As opposed to past HiSilicon SoCs, I was luckily able to extract the voltage tables of the Kirin 950. Through some calculations as well as reported power curves by ARM’s Intelligent Power Allocation (IPA) driver, I was able to create an estimated power curve of the Kirin 950’s big cluster.

In the past I’ve been rather harsh of the Kirin 925’s power consumption and was blaming this on the CPU cores, but it was only with the more-in-depth investigation of the Kirin 930 and 935’s power curves that I discovered the real culprit for the bad power consumption lay with non-CPU blocks such as HiSilicon’s memory controller. 

When accounting for this and looking back at the per-CPU power figures of the Kirin 925 we see that the Cortex A15 only consumed a rather reasonable ~950mW of power at 1.8GHz on 28nm which falls in line with the ~750mW average of the Exynos 5430’s 20nm A15 cores.

Luckily the Kirin 950 is said to have fixed the large power overhead from the memory controller and thus is able to shave off a good amount of power off the effective 1-core power figures. While I still have to confirm this with an actual measured power curve once I have the proper software tools for it, we’ll for now assume good faith in HiSilicon and estimate that the new overhead is as low as that from other vendors.
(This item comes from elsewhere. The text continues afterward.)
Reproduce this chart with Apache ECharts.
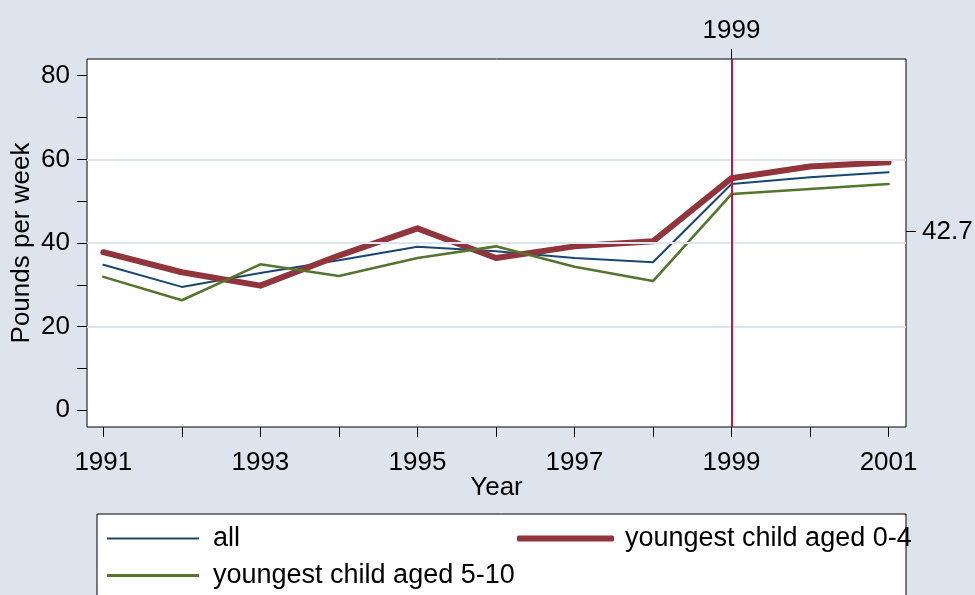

The new numbers put A57-based SoCs such as the Exynos 7420 in perspective, as the Kirin 950 now makes the competing SoC look comparatively unreasonable in terms of its peak power consumption. It’s odd to see this now as in hindsight 2015’s SoC generation may have been a one-off phenomenon where power consumption has risen drastically due to the switch to ARM’s first 64-bit micro-architecture.

To better visualize the improvement in power efficiency I graphed the average power curves of each SoC and normalized frequencies with the performance per clock value calculated by each SoC’s SPECint2000 score. Performance per clock remains stable across frequency across most architectures (Krait is an exception due to an asynchronous L2), so this is a valid estimate of overall power efficiency across most SoCs.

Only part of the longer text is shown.